On the paid leave side, the New York’s paid sick leave law went into effect Sept. 30, 2020. But employers should note that employees began accruing paid sick leave on that date. Employees could begin using the earned time off on Jan. 1, 2021.

Meanwhile, benefits for New York’s paid family and medical leave law (PFML) increased at the beginning of 2021. Qualifying employees are now eligible for up to 12 weeks of job-protected paid time off, up from 10. (It is the third and final scheduled increase.)

In 2021, payroll deductions for PFML are 0.511 percent of an employee’s gross wages per pay period, with a maximum contribution of $385.34. Check out our previous blog on New York’s paid family and medical leave law for more specifics, including examples of benefits by income level.

On the minimum wage front, as of Dec. 31, 2020, tip allowances are not permitted in miscellaneous industries (all other industries except hospitality, farmworkers, and building service). Employers are not permitted to keep any portion of tips employees receive.

Also, fast food workers outside of New York City will see minimum wage increase to $15 on July 1, 2021. And by the end of 2021, minimum wage in Long Island and Westchester will reach $15.

The state rate as of the end of 2020 reached $12.50, with the next increase, at the end of 2021, going up based on the Consumer Price Index.

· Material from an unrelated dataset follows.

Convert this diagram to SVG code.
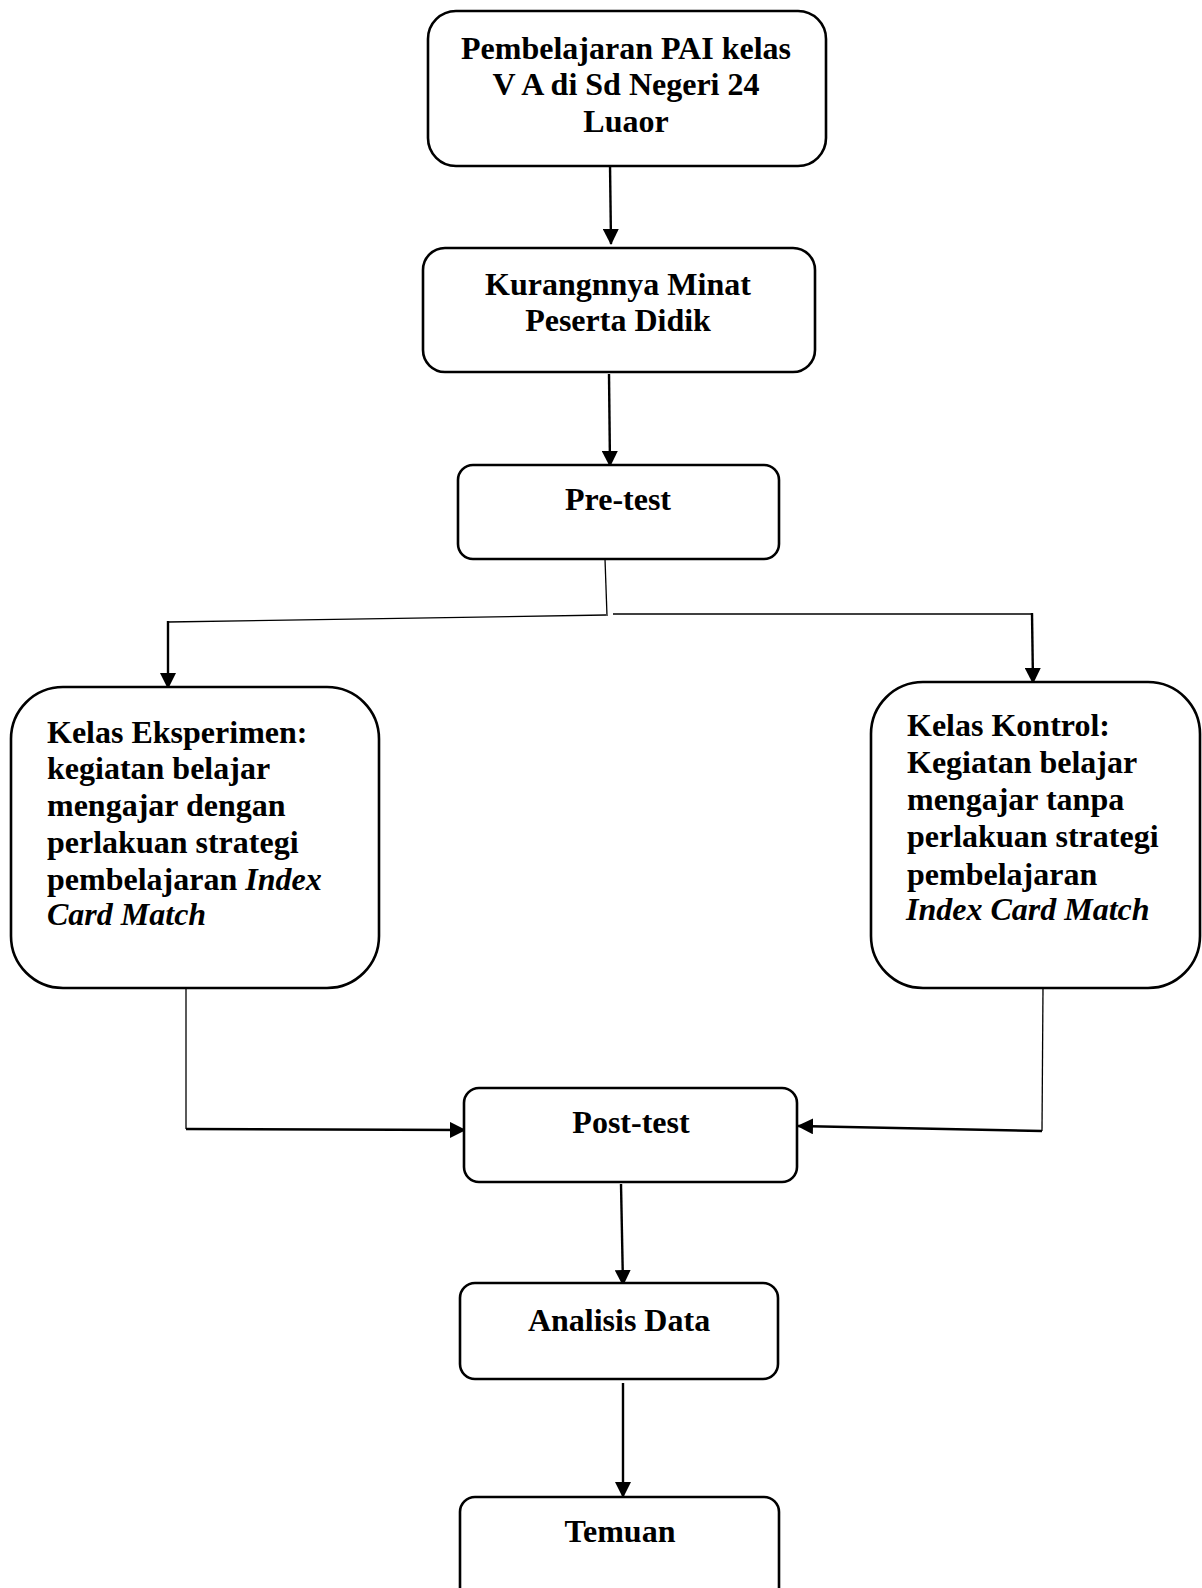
<svg xmlns="http://www.w3.org/2000/svg" width="1202" height="1588" viewBox="0 0 1202 1588">
<style>
.box{fill:#fff;stroke:#000;stroke-width:2.6}
.t{font-family:"Liberation Serif","Times New Roman",serif;font-weight:bold;font-size:32px;fill:#000}
.c{text-anchor:middle}
.i{font-style:italic}
.ln{fill:none;stroke:#000;stroke-width:2.4}
.thin{fill:none;stroke:#000;stroke-width:1.3}
</style>
<defs>
<marker id="ah" markerUnits="userSpaceOnUse" markerWidth="16" markerHeight="16" viewBox="0 0 16 16" refX="15" refY="8" orient="auto">
<path d="M0,0 L16,8 L0,16 Z" fill="#000"/>
</marker>
</defs>
<rect width="1202" height="1588" fill="#fff"/>
<g id="connectors">
<line class="ln" x1="610" y1="164" x2="611" y2="244" marker-end="url(#ah)"/>
<line class="ln" x1="609" y1="374" x2="610" y2="466" marker-end="url(#ah)"/>
<polyline class="thin" points="605,559 607,616"/>
<polyline class="thin" points="606,615 168,622"/>
<polyline class="thin" points="613,614 1032,614"/>
<line class="ln" x1="168" y1="621" x2="168" y2="688" marker-end="url(#ah)"/>
<line class="ln" x1="1032" y1="613" x2="1033" y2="683" marker-end="url(#ah)"/>
<polyline class="thin" points="186,988 186,1129"/>
<line class="ln" x1="186" y1="1129" x2="465" y2="1130" marker-end="url(#ah)"/>
<polyline class="thin" points="1043,988 1042,1131"/>
<line class="ln" x1="1042" y1="1131" x2="798" y2="1126" marker-end="url(#ah)"/>
<line class="ln" x1="621" y1="1184" x2="623" y2="1285" marker-end="url(#ah)"/>
<line class="ln" x1="623" y1="1383" x2="623" y2="1497" marker-end="url(#ah)"/>
</g>
<g id="n1">
<rect class="box" x="428" y="11" width="398" height="155" rx="28"/>
<text class="t c" x="626" y="59">Pembelajaran PAI kelas</text>
<text class="t c" x="626" y="95">V A di Sd Negeri 24</text>
<text class="t c" x="626" y="132">Luaor</text>
</g>
<g id="n2">
<rect class="box" x="423" y="248" width="392" height="124" rx="22"/>
<text class="t c" x="618" y="295">Kurangnnya Minat</text>
<text class="t c" x="618" y="331">Peserta Didik</text>
</g>
<g id="n3">
<rect class="box" x="458" y="465" width="321" height="94" rx="15"/>
<text class="t c" x="618" y="510">Pre-test</text>
</g>
<g id="n4">
<rect class="box" x="11" y="687" width="368" height="301" rx="52"/>
<text class="t" x="47" y="743">Kelas Eksperimen:</text>
<text class="t" x="47" y="779">kegiatan belajar</text>
<text class="t" x="47" y="816">mengajar dengan</text>
<text class="t" x="47" y="853">perlakuan strategi</text>
<text class="t" x="47" y="890">pembelajaran <tspan class="i">Index</tspan></text>
<text class="t i" x="47" y="925">Card Match</text>
</g>
<g id="n5">
<rect class="box" x="871" y="682" width="329" height="306" rx="52"/>
<text class="t" x="907" y="736">Kelas Kontrol:</text>
<text class="t" x="907" y="773">Kegiatan belajar</text>
<text class="t" x="907" y="810">mengajar tanpa</text>
<text class="t" x="907" y="847">perlakuan strategi</text>
<text class="t" x="907" y="885">pembelajaran</text>
<text class="t i" x="906" y="920">Index Card Match</text>
</g>
<g id="n6">
<rect class="box" x="464" y="1088" width="333" height="94" rx="15"/>
<text class="t c" x="631" y="1133">Post-test</text>
</g>
<g id="n7">
<rect class="box" x="460" y="1283" width="318" height="96" rx="15"/>
<text class="t c" x="619" y="1331">Analisis Data</text>
</g>
<g id="n8">
<rect class="box" x="460" y="1497" width="319" height="110" rx="15"/>
<text class="t c" x="620" y="1542">Temuan</text>
</g>
</svg>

Of course, these are only a handful of the employment law matters in New York employers will need to monitor as the year progresses.


Finally, we come to Maryland, which has been active in passing new employment laws in recent years.

A number of new laws went into effect in October 2020, which means employers should take a second look at policies and procedures to ensure compliance.

Equal Pay

Maryland’s equal pay law was expanded to include bans on employers taking adverse action against employees who ask about their pay. Employers cannot prohibit workers from discussing wages with a fellow employee, sign non-disclosure agreements and more.

Salary History Ban

Also on Oct. 1, Maryland’s salary history ban went into effect. Specifically, the law:

  • Prohibits previous pay history from being used as part of the hiring process
  • Requires employers to provide the job’s wage range upon request
  • Prohibits employers from asking applicants about salary history
  • Prohibits employers from using wage history to determine a new hire’s pay

Hair Discrimination

Maryland amended its Fair Employment Practices Act to prohibit discrimination based on hairstyles.

The new language bars employment discrimination against people with certain types of hair, including:

  • Afros
  • Locks
  • Braids
  • Twists
  • Textured hair

Minimum Wage

Finally, though not new, Maryland’s minimum wage for large employers increased to $11.75 on Jan. 1, 2021. It will continue to increase annually until it reaches $15 in 2025.


While we track employment laws across the U.S. and Canada, some states stand out more than others. California has long been a hotbed of new laws for employers to monitor, the paid sick leave laws in Texas cities remain murky (though unlikely to go through) and the coronavirus pandemic will likely lead to a spate of new laws.

Employers will face complex challenges in 2021 and the years to come.

This Employment Law News blog is intended for market awareness only, it is not to be used for legal advice or counsel.